Paradigm In Science

(Paradigm) provides a map whose details are elucidated by nature scientific research. And since nature is too complex and varied to be explored a random, that map is as essential as observation and experimentation to science's continuing development. thought the theories they embody, paradigms prove to be constitutive of the research activity
Thomas Kuhn, Book: The Structure of Scientific Revolutions

Science has two stages of development...

Normal Science

'Normal Science' means research firmly based upon one or more past scientific achievements, achievements that some particular scientific community acknowledges for a time as supplying the foundation for its further practice.
Kuhn

When someone notices a unexpected result, they try to fit it into the existing knowledge some way. Maybe by tweaking the current theories. There will be cases of dismissing/suppressing the unexpected result as well.

People in 'Normal Science' mode will not look for new theories/ new phenomena.
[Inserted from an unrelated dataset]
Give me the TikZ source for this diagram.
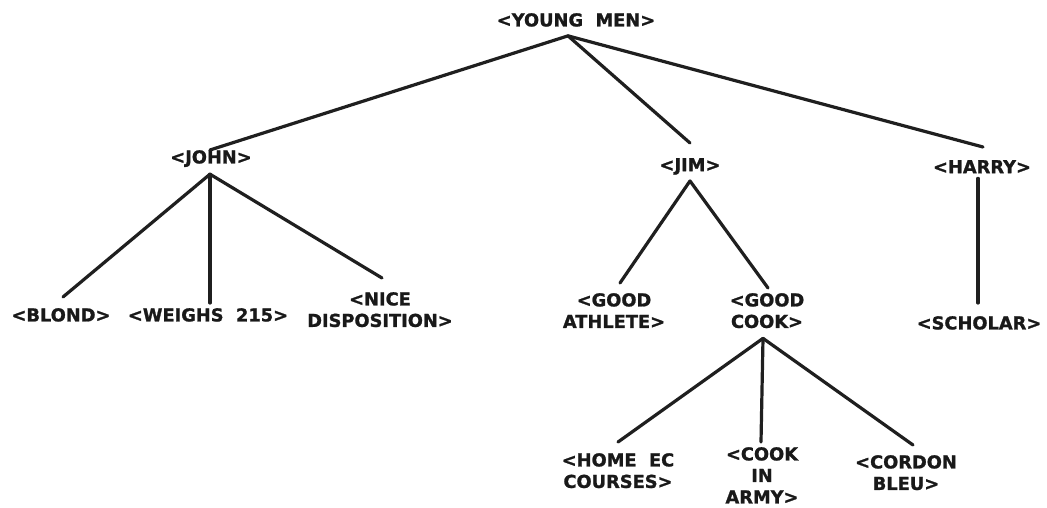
\documentclass[tikz,border=0pt]{standalone}
\usepackage{fontspec}
\setmainfont{DejaVu Sans}[BoldFeatures={FakeBold=1.2}]
\begin{document}
\begin{tikzpicture}[x=1pt,y=-1pt,
  lab/.style={inner sep=0pt,anchor=north,align=center,text=black!90,
    font=\bfseries\fontsize{17.8}{21.5}\selectfont},
  edge/.style={line width=3.2pt,line cap=round,draw=black!88}]
\useasboundingbox[fill=white] (0,0) rectangle (1047,508);
% nodes
\node[lab] (root) at (576,13) {<YOUNG\ \ MEN>};
\node[lab] (john) at (211,150) {<JOHN>};
\node[lab] (jim) at (690,158) {<JIM>};
\node[lab] (harry) at (982,160) {<HARRY>};
\node[lab] (blond) at (61,308) {<BLOND>};
\node[lab] (weighs) at (208,308) {<WEIGHS\ \ 215>};
\node[lab] (nice) at (380,292) {<NICE\\DISPOSITION>};
\node[lab] (athlete) at (614,293) {<GOOD\\ATHLETE>};
\node[lab] (cook) at (767,293) {<GOOD\\COOK>};
\node[lab] (scholar) at (979,316) {<SCHOLAR>};
\node[lab] (home) at (618,453) {<HOME\ \ EC\\COURSES>};
\node[lab] (army) at (762,447) {<COOK\\IN\\ARMY>};
\node[lab] (cordon) at (906,455) {<CORDON\\BLEU>};
% connectors
\draw[edge] ([shift={(-8,9)}]root.south) -- ([shift={(-1,0)}]john.north);
\draw[edge] ([shift={(-8,9)}]root.south) -- ([shift={(0,-15)}]jim.north);
\draw[edge] ([shift={(-8,9)}]root.south) -- ([shift={(1,-13)}]harry.north);
\draw[edge] ([shift={(-1,7)}]john.south) -- ([shift={(2,-11)}]blond.north);
\draw[edge] ([shift={(-1,7)}]john.south) -- ([shift={(2,-5)}]weighs.north);
\draw[edge] ([shift={(-1,7)}]john.south) -- ([shift={(2,-14)}]nice.north);
\draw[edge] ([shift={(0,6)}]jim.south) -- ([shift={(6,-10)}]athlete.north);
\draw[edge] ([shift={(0,6)}]jim.south) -- ([shift={(1,-5)}]cook.north);
\draw[edge] ([shift={(-4,5)}]harry.south) -- ([shift={(-1,-13)}]scholar.north);
\draw[edge] ([shift={(-4,10)}]cook.south) -- ([shift={(0,-11)}]home.north);
\draw[edge] ([shift={(-4,10)}]cook.south) -- ([shift={(-1,-5)}]army.north);
\draw[edge] ([shift={(-4,10)}]cook.south) -- ([shift={(7,-10)}]cordon.north);
\end{tikzpicture}
\end{document}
They accept theories on the authority of the teacher and the text, not because of evidence.

Extra-ordinary/ Revolutionary

If the results still do not fit, people will start proposing new theories - that are fundamentally different from the existing systems.

Stages: Pre-Science -> Normal Science -> Model Drift -> Model Crisis -> Modal Revolution -> Paradigm Shift -> (new) Normal Science

Paradigm Shift

This is the conversion from one mode to the other. The choice has to be made almost as a leap of faith - because you cannot use the tools and ideas of one paradigm to judge the other.

He must have faith that the new paradigm will succeed with the many large problem that confront it, knowing only that the older paradigm has failed with a few. A decision of that kind can only be made on faith.